The result of the Chief Justice’s decision is a pared-down claim and the removal of the franchisors as defendants. The decision also eliminated the allegations against the remaining defendants with respect to fixing, maintaining, or increasing the supply for buyer brokerage services. What this means for the plaintiffs is that those claims cannot now be brought against the remaining defendants. So, what’s left is the allegation that the brokers and the associations attempted to control the price for buyer brokerage services. You can think of it this way: the statement of claim was given a thorough pruning by the judge. The plaintiff’s core argument still remains but in a reduced form. 

 

Industry implications

 

NK: Why should the real estate industry, particularly realtors, care about this proposed class-action lawsuit?

DD: At this stage, there isn’t a conclusive judgment or indication that the lawsuit will or won’t be successful. It’s crucial to emphasize that the class action has not been approved yet, and the recent developments are part of the early stages of litigation.

Realtors and the real estate industry, in general, should be aware of the lawsuit because it could have significant implications if it progresses further. However, it’s premature to conclude that this lawsuit represents a clear threat to the industry. The Justice’s decision underscores that the remaining claim — that the defendants exercised control — has yet to be proved at trial. Personally, I still think Sunderland has an uphill battle to win this case. 

 

Class action approval? Not quite

 

NK: Does the approval of the class action suggest that the case has merit? Does it signal a particular perspective from the judiciary?

DD: I think there has been some confusion in the reporting on this story. This decision didn’t approve the creation of a class action. It merely allows part of the statement of claim to go forward for future consideration as a possible class action. What’s more, the recent developments in the lawsuit don’t necessarily indicate that the case is a strong one. The court’s decision to permit certain aspects of the claim to proceed is a preliminary step. It’s not a final judgment on the merits of the case. In his decision, the Chief Justice expressed a “generous approach” to the surviving claims, acknowledging their novelty. This suggests that he is open to considering the arguments presented by the plaintiffs, but it does not necessarily indicate a final perspective on the case.

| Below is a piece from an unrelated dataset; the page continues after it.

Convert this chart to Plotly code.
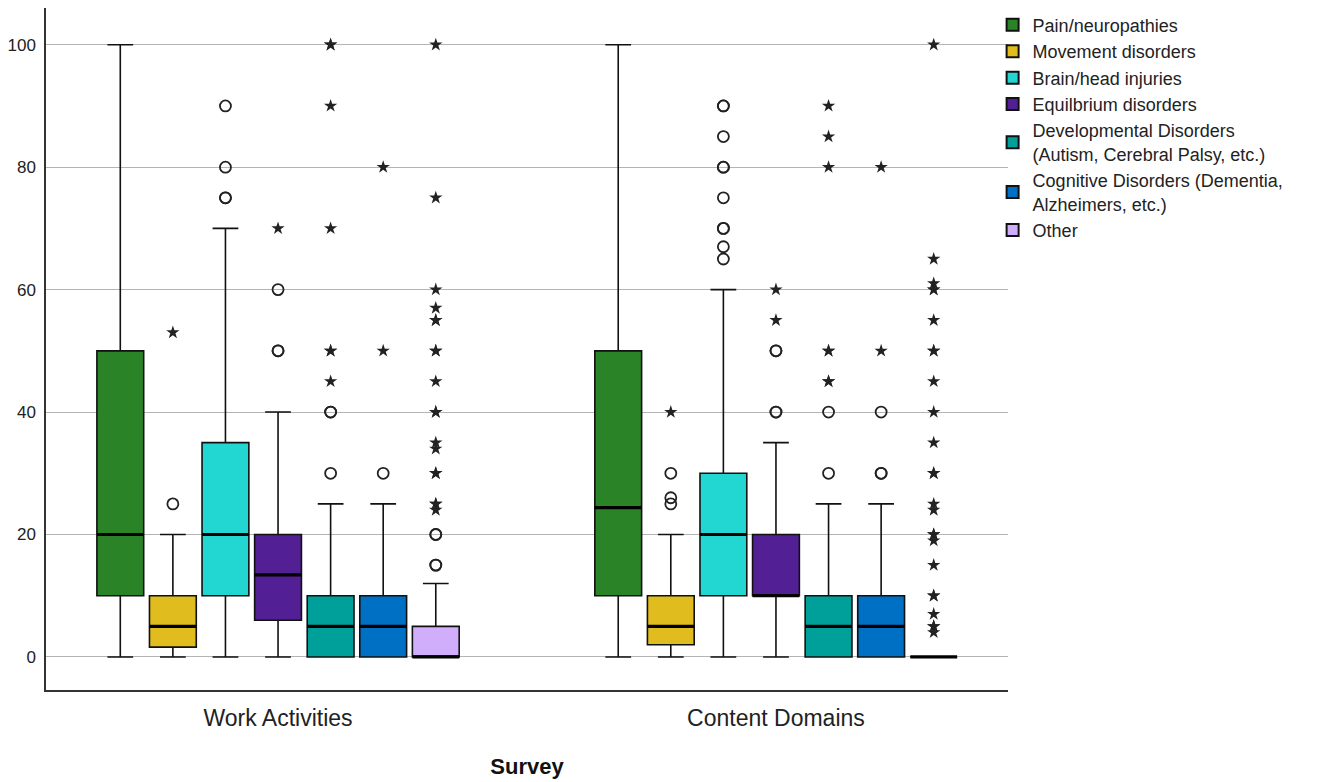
import plotly.graph_objects as go

# Survey groups on the x axis
surveys = ["Work Activities", "Content Domains"]

# Disorder categories and their fill colours
disorders = [
    "Pain/neuropathies",
    "Movement disorders",
    "Brain/head injuries",
    "Equilbrium disorders",
    "Developmental Disorders<br>(Autism, Cerebral Palsy, etc.)",
    "Cognitive Disorders (Dementia,<br>Alzheimers, etc.)",
    "Other",
]
colors = ["#2a8427", "#e0bc1f", "#22d6d2", "#521f94", "#00a09a", "#0070c4", "#d1aefc"]

# Box statistics per survey: [Work Activities, Content Domains]
lower_fence = {
    0: [0, 0], 1: [0, 0], 2: [0, 0], 3: [0, 0], 4: [0, 0], 5: [0, 0], 6: [0, 0],
}
q1_vals = {
    0: [10, 10], 1: [1.6, 2], 2: [10, 10], 3: [6, 10], 4: [0, 0], 5: [0, 0], 6: [0, 0],
}
median_vals = {
    0: [20, 24.4], 1: [5, 5], 2: [20, 20], 3: [13.4, 10], 4: [5, 5], 5: [5, 5], 6: [0, 0],
}
q3_vals = {
    0: [50, 50], 1: [10, 10], 2: [35, 30], 3: [20, 20], 4: [10, 10], 5: [10, 10], 6: [5, 0],
}
upper_fence = {
    0: [100, 100], 1: [20, 20], 2: [70, 60], 3: [40, 35], 4: [25, 25], 5: [25, 25], 6: [12, 0],
}

# Mild outliers (circles), repeated values mark overlapping cases
mild_outliers = {
    0: [[], []],
    1: [[25], [25, 26, 30]],
    2: [[75, 75, 80, 90], [65, 67, 70, 70, 75, 80, 80, 85, 90, 90]],
    3: [[50, 50, 60], [40, 40, 50, 50]],
    4: [[30, 40, 40], [30, 40]],
    5: [[30], [30, 30, 40]],
    6: [[15, 15, 20, 20], []],
}
# Extreme outliers (stars)
extreme_outliers = {
    0: [[], []],
    1: [[53], [40]],
    2: [[], []],
    3: [[70], [55, 60]],
    4: [[45, 50, 50, 70, 90, 100, 100], [45, 45, 50, 50, 80, 85, 90]],
    5: [[50, 80], [50, 80]],
    6: [[24, 25, 25, 30, 30, 34, 35, 40, 40, 45, 50, 50, 55, 55, 57, 60, 75, 100],
        [4, 5, 5, 7, 10, 10, 15, 19, 20, 20, 24, 25, 30, 30, 35, 40, 45, 50, 50,
         55, 60, 60, 61, 65, 100]],
}

# Layout of the grouped boxes on a numeric axis
slot = 0.1056
box_width = 0.094
n = len(disorders)


def position(group, k):
    return group + (k - (n - 1) / 2) * slot


fig = go.Figure()
font_family = "Liberation Sans, Arial, sans-serif"

for k, name in enumerate(disorders):
    xs = [position(g, k) for g in range(len(surveys))]
    fig.add_trace(go.Box(
        x=xs,
        q1=q1_vals[k], median=median_vals[k], q3=q3_vals[k],
        lowerfence=lower_fence[k], upperfence=upper_fence[k],
        width=box_width, whiskerwidth=0.55,
        fillcolor=colors[k],
        line=dict(color="#111111", width=1.6),
        name=name, legendgroup=name, showlegend=True,
        boxpoints=False, hoverinfo="skip",
    ))
    # Heavier median stroke
    for g in range(len(surveys)):
        fig.add_trace(go.Scatter(
            x=[xs[g] - box_width / 2, xs[g] + box_width / 2],
            y=[median_vals[k][g]] * 2,
            mode="lines", line=dict(color="#000000", width=3.2),
            showlegend=False, hoverinfo="skip",
        ))
    # Outlier markers
    for g in range(len(surveys)):
        mild = mild_outliers[k][g]
        if mild:
            fig.add_trace(go.Scatter(
                x=[xs[g]] * len(mild), y=mild, mode="markers",
                marker=dict(symbol="circle-open", size=11, color="#222222",
                            line=dict(width=1.8, color="#222222")),
                showlegend=False, hoverinfo="skip",
            ))
        ext = extreme_outliers[k][g]
        if ext:
            fig.add_trace(go.Scatter(
                x=[xs[g]] * len(ext), y=ext, mode="markers",
                marker=dict(symbol="star", size=10, color="#222222",
                            line=dict(width=0)),
                showlegend=False, hoverinfo="skip",
            ))

fig.update_layout(
    width=1336, height=782,
    margin=dict(l=46, r=328, t=8, b=92, autoexpand=False),
    paper_bgcolor="white", plot_bgcolor="white",
    font=dict(family=font_family, color="#222222"),
    xaxis=dict(
        range=[-0.466, 1.466],
        tickmode="array", tickvals=list(range(len(surveys))), ticktext=surveys,
        tickfont=dict(size=23, color="#222222"),
        showgrid=False, zeroline=False, automargin=False,
        showline=True, linecolor="#333333", linewidth=1.5,
        ticks="", ticklen=0, ticklabelstandoff=7,
        title=dict(text="<b>Survey</b>", font=dict(size=22, color="#111111"), standoff=28),
    ),
    yaxis=dict(
        range=[-5.4, 106],
        tickmode="array", tickvals=[0, 20, 40, 60, 80, 100],
        tickfont=dict(size=17, color="#222222"),
        showgrid=True, gridcolor="#b4b4b4", gridwidth=1,
        zeroline=False, automargin=False,
        showline=True, linecolor="#333333", linewidth=1.5,
        ticks="", ticklabelstandoff=5,
    ),
    legend=dict(
        x=0.984, y=1.002, xanchor="left", yanchor="top",
        font=dict(size=18, color="#222222"),
        tracegroupgap=0, itemsizing="constant", itemwidth=30,
        bgcolor="rgba(0,0,0,0)",
    ),
    showlegend=True,
)

fig.write_html("out.html")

Justice Crampton also noted that it’s not plain and obvious at this stage that the claims are entirely inaccurate, which means there is room for further exploration in the legal process. Ultimately, it’s essential to remember that the court’s decision at this early stage does not make a final determination on the case’s merits. It merely allows certain aspects of the lawsuit to proceed to the next phase of litigation.

 

Potential industry impact

 

NK: How might this case impact the real estate industry?

DD: The potential impact of this case on the real estate industry hinges on the outcome of the legal proceedings. If the class action is ultimately certified and proceeds to trial, it could lead to significant changes in how real estate transactions are conducted and how commissions are structured.

The central allegation in the lawsuit is that brokerages conspired to artificially increase buyer brokerage commissions, which were shouldered by home sellers. If successful, this lawsuit could potentially result in changes to commission structures and practices within the industry. It could also impact the ability of real estate professionals to negotiate commissions and prices. However, it’s important to reiterate that the case is still in its early stages, and its ultimate outcome remains uncertain. Realtors and industry stakeholders should continue to monitor the proceedings and seek legal counsel as necessary to address any potential implications.

 

Next steps in the legal process

 

NK: What’s next in the legal process for this proposed class action lawsuit?

DD: The next steps in the legal process for this class action lawsuit will involve further proceedings to determine whether the class should be certified and whether the remaining claims have merit. The court will continue to evaluate the evidence and arguments presented by both parties.

It’s possible that additional motions and hearings will take place, and there may be opportunities for the parties involved to amend their claims or defences. The case will proceed through the legal system, and the ultimate outcome will be determined based on the evidence and legal arguments presented. As with any legal matter, it’s crucial for all parties involved to engage in a fair and transparent legal process to ensure that justice is served.

 

Conclusion

 

This interview with David Dunbar provides valuable insights into the recent developments in the class action lawsuit against the Toronto real estate industry. While the preliminary approval of certain claims is a significant step, the ultimate outcome of the case remains uncertain. 

Realtors, industry professionals, and the public should continue to follow the legal proceedings closely to understand the potential implications for the real estate industry.